Rio's Warkworth clears second hurdle

22nd October 2015 By: Esmarie Iannucci - Creamer Media Senior Deputy Editor: Australasia

PERTH (miningweekly.com) – The New South Wales Planning Assessment Commission (PAC) has again backed mining giant Rio Tinto's plans to extend work at its Warkworth opencut coal mine.

While the PAC in March formally recommended that the Minister of Planning approve Rio’s expansion plans for the Mount Thorley Warkworth mine, Minister Rob Stokes in August requested the PAC carry out a second review on the project to include amendments to the State Environmental Planning Policy (SEPP).

The amendments to the SEPP would remove a provision making the significance of the resource the principal consideration when determining mining projects.

Besides the main focus of the second review, which was to incorporate the SEPP amendment, other new issues, including Aboriginal stakeholder consultation and the cumulative impacts of final voids, were also raised, which required further consideration and clarification, the PAC said this week.

In its second approval of the Warkworth extension project, the PAC made six recommendations for the project’s approval, including the strengthening of relative management plans to ensure ongoing monitoring of the Warkworth Sands Woodlands regeneration activities, the strengthening of conditions around future management of final voids and further consideration of the social-impact assessment.
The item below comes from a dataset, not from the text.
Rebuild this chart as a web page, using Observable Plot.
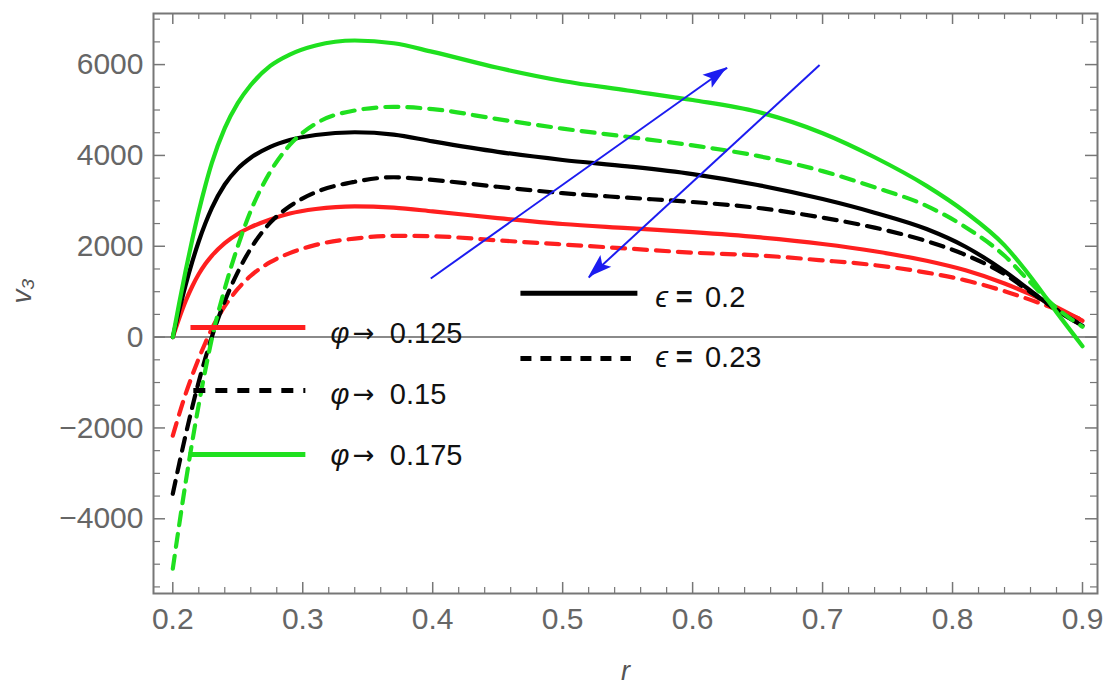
<!DOCTYPE html>
<html><head><meta charset="utf-8">
<script src="https://cdn.jsdelivr.net/npm/d3@7"></script>
<script src="https://cdn.jsdelivr.net/npm/@observablehq/plot@0.6"></script>
<style>body{margin:0;background:#fff} svg{display:block}</style>
</head><body><div id="chart"></div>
<script>
// shared r grid
const r = [0.2, 0.205, 0.21, 0.215, 0.22, 0.225, 0.23, 0.24, 0.25, 0.26, 0.275, 0.29, 0.31, 0.34, 0.37, 0.4, 0.45, 0.5, 0.55, 0.6, 0.65, 0.7, 0.74, 0.78, 0.81, 0.84, 0.86, 0.88, 0.9];
// phi -> 0.125 (red)
const vRedSolid  = [0, 420, 800, 1120, 1390, 1610, 1790, 2070, 2270, 2420, 2590, 2720, 2820, 2880, 2850, 2770, 2620, 2490, 2400, 2310, 2200, 2050, 1890, 1680, 1470, 1180, 940, 660, 360];
const vRedDash   = [-2170, -1690, -1240, -840, -470, -130, 180, 680, 1060, 1350, 1650, 1850, 2030, 2170, 2230, 2220, 2130, 2040, 1950, 1860, 1800, 1690, 1585, 1420, 1250, 1010, 820, 610, 380];
// phi -> 0.15 (black)
const vBlackSolid = [0, 600, 1160, 1660, 2110, 2500, 2840, 3360, 3710, 3950, 4190, 4340, 4450, 4510, 4460, 4310, 4080, 3900, 3760, 3590, 3350, 3040, 2740, 2380, 1990, 1450, 1020, 590, 250];
const vBlackDash  = [-3450, -2780, -2140, -1540, -980, -470, 0, 790, 1430, 1950, 2520, 2880, 3190, 3420, 3520, 3460, 3310, 3170, 3070, 2975, 2845, 2630, 2410, 2115, 1810, 1385, 990, 605, 250];
// phi -> 0.175 (green)
const vGreenSolid = [0, 760, 1480, 2150, 2770, 3330, 3830, 4600, 5150, 5550, 5970, 6220, 6420, 6530, 6470, 6280, 5930, 5640, 5430, 5220, 4960, 4490, 3960, 3330, 2750, 2020, 1330, 550, -200];
const vGreenDash  = [-5100, -4120, -3180, -2300, -1480, -730, -40, 1070, 2000, 2780, 3640, 4230, 4700, 4990, 5070, 5020, 4800, 4590, 4410, 4220, 3990, 3655, 3300, 2890, 2420, 1790, 1200, 640, 230];

const xTicks = [0.2, 0.3, 0.4, 0.5, 0.6, 0.7, 0.8, 0.9];
const yTicks = [-4000, -2000, 0, 2000, 4000, 6000];
const xMinor = d3.range(0.22, 0.905, 0.02).map(v => +v.toFixed(2)).filter(v => Math.abs(v*10 - Math.round(v*10)) > 1e-6);
const yMinor = d3.range(-5500, 7001, 500).filter(v => v % 2000 !== 0);

// arrows (r1,v1) -> (r2,v2)
const arrowR1 = [0.3985, 0.6977];
const arrowV1 = [1290, 5990];
const arrowR2 = [0.6266, 0.5200];
const arrowV2 = [5930, 1310];

// legend entries
const phiValues = ["0.125", "0.15", "0.175"];
const epsValues = ["0.2", "0.23"];

const RED = "#ff1f1f", BLACK = "#000", GREEN = "#1fe01f", BLUE = "#1c1cf0";
const DASH = "13,9";
const series = [
  {v: vRedSolid, color: RED, dash: null},
  {v: vRedDash, color: RED, dash: DASH},
  {v: vBlackSolid, color: BLACK, dash: null},
  {v: vBlackDash, color: BLACK, dash: DASH},
  {v: vGreenSolid, color: GREEN, dash: null},
  {v: vGreenDash, color: GREEN, dash: DASH}
];

const arrows = arrowR1.map((d, i) => ({r1: d, v1: arrowV1[i], r2: arrowR2[i], v2: arrowV2[i]}));

// legend layout (data units)
const phiLegend = [
  {r1: 0.2136, r2: 0.302, v: 214, tv: 80, color: RED, dash: null, label: phiValues[0]},
  {r1: 0.2158, r2: 0.302, v: -1174, tv: -1262, color: BLACK, dash: "12,10", label: phiValues[1]},
  {r1: 0.2121, r2: 0.302, v: -2584, tv: -2620, color: GREEN, dash: null, label: phiValues[2]}
];
const epsLegend = [
  {r1: 0.4675, r2: 0.5575, v: 963, tv: 870, dash: null, label: epsValues[0]},
  {r1: 0.4675, r2: 0.5525, v: -469, tv: -447, dash: "11,9", label: epsValues[1]}
];

const fmtY = d => d < 0 ? "−" + Math.abs(d) : String(d);
const GRAY = "#777";
const TXT = {textAnchor: "start", fontSize: 29, fill: "#111"};

const marks = [
  Plot.ruleY([0], {stroke: "#8a8a8a", strokeWidth: 2}),
  Plot.tickX(xTicks, {x: d => d, stroke: GRAY, strokeWidth: 1.5, insetTop: 569}),
  Plot.tickX(xTicks, {x: d => d, stroke: GRAY, strokeWidth: 1.5, insetBottom: 569}),
  Plot.tickX(xMinor, {x: d => d, stroke: GRAY, strokeWidth: 1.2, insetTop: 574}),
  Plot.tickX(xMinor, {x: d => d, stroke: GRAY, strokeWidth: 1.2, insetBottom: 574}),
  Plot.tickY(yTicks, {y: d => d, stroke: GRAY, strokeWidth: 1.5, insetRight: 932}),
  Plot.tickY(yTicks, {y: d => d, stroke: GRAY, strokeWidth: 1.5, insetLeft: 932}),
  Plot.tickY(yMinor, {y: d => d, stroke: GRAY, strokeWidth: 1.2, insetRight: 937}),
  Plot.tickY(yMinor, {y: d => d, stroke: GRAY, strokeWidth: 1.2, insetLeft: 937}),
  Plot.frame({stroke: GRAY, strokeWidth: 2}),
  Plot.axisX({ticks: xTicks, tickSize: 0, tickPadding: 14, tickFormat: d => d.toFixed(1), label: null}),
  Plot.axisY({ticks: yTicks, tickSize: 0, tickPadding: 10, tickFormat: fmtY, label: null}),
  ...series.map(s => Plot.line(r.map((x, i) => ({r: x, v: s.v[i]})), {
    x: "r", y: "v", stroke: s.color, strokeWidth: 4.2, strokeDasharray: s.dash, curve: "monotone-x"
  })),
  // arrow shafts
  Plot.link(arrows, {x1: "r1", y1: "v1", x2: "r2", y2: "v2", stroke: BLUE, strokeWidth: 2}),
  // phi legend
  ...phiLegend.map(d => Plot.link([d], {x1: "r1", x2: "r2", y1: "v", y2: "v", stroke: d.color, strokeWidth: 5, strokeDasharray: d.dash})),
  Plot.text(phiLegend, {x: () => 0.3213, y: "tv", text: () => "φ", fontStyle: "italic", ...TXT}),
  Plot.text(phiLegend, {x: () => 0.3385, y: "tv", text: () => "→", ...TXT, fontFamily: "'DejaVu Sans', sans-serif", fontSize: 26}),
  Plot.text(phiLegend, {x: () => 0.367, y: "tv", text: "label", ...TXT}),
  // eps legend
  ...epsLegend.map(d => Plot.link([d], {x1: "r1", x2: "r2", y1: "v", y2: "v", stroke: BLACK, strokeWidth: 5, strokeDasharray: d.dash})),
  Plot.text(epsLegend, {x: () => 0.5713, y: "tv", text: () => "ϵ", fontStyle: "italic", ...TXT}),
  Plot.text(epsLegend, {x: () => 0.587, y: "tv", text: () => "=", ...TXT, fontWeight: "bold"}),
  Plot.text(epsLegend, {x: () => 0.6095, y: "tv", text: "label", ...TXT}),
  // axis labels
  Plot.text(["v₃"], {frameAnchor: "left", dx: -131, rotate: -90, fontStyle: "italic", fontSize: 28, fill: "#555"}),
  Plot.text(["r"], {frameAnchor: "bottom", dy: 86, fontStyle: "italic", fontSize: 27, fill: "#555"})
];

const chart = Plot.plot({
  width: 1104, height: 699,
  marginTop: 13, marginRight: 7, marginBottom: 106, marginLeft: 153,
  x: {domain: [0.2 - 19.3/1300, 0.9 + 15/1300]},
  y: {domain: [-5645, 7125]},
  style: {fontFamily: "'Liberation Sans', Arial, sans-serif", fontSize: "30px", color: "#666", background: "#fff"},
  marks
});

// filled arrowheads through the plot's scales
const sx = chart.scale("x"), sy = chart.scale("y");
const svg = d3.select(chart);
arrows.forEach(a => {
  const x1 = sx.apply(a.r1), y1 = sy.apply(a.v1), x2 = sx.apply(a.r2), y2 = sy.apply(a.v2);
  const ang = Math.atan2(y2 - y1, x2 - x1);
  const L = 24, W = 8;
  const bx = x2 - L * Math.cos(ang), by = y2 - L * Math.sin(ang);
  const nx = bx + 5 * Math.cos(ang), ny = by + 5 * Math.sin(ang);
  const px = -Math.sin(ang) * W, py = Math.cos(ang) * W;
  svg.append("polygon")
    .attr("points", `${x2},${y2} ${bx + px},${by + py} ${nx},${ny} ${bx - px},${by - py}`)
    .attr("fill", BLUE);
});
document.getElementById("chart").appendChild(chart);
</script>
</body></html>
“The commission is satisfied that the project’s benefits, as currently understood, outweigh its potential impacts and that the project is, on balance, approvable. The project should proceed to determination,” the PAC said.

Rio was in June 2014 forced to release a new planning application for the extension project, after the New South Wales Court of Appeal refused an appeal against the New South Wales Land and Environment Court’s decision to overturn a 2012 development consent for the extension of the project.

Instead of a single development approval, Rio split the approval application into two separate developments.

The Warkworth continuation project would involve an extension of the mining time period and footprint of the existing Warkworth opencut mine, involving the extraction of an additional 230-million tonnes of run-of-mine (RoM) coal, over a 21-year period, at a rate of 18-million tonnes of coal a year.

The Mount Thorley continuation project would involve the continuation of the existing opencut mining operations at a rate of up to ten-million tonnes a year RoM coal, with extraction expected to continue until 2022.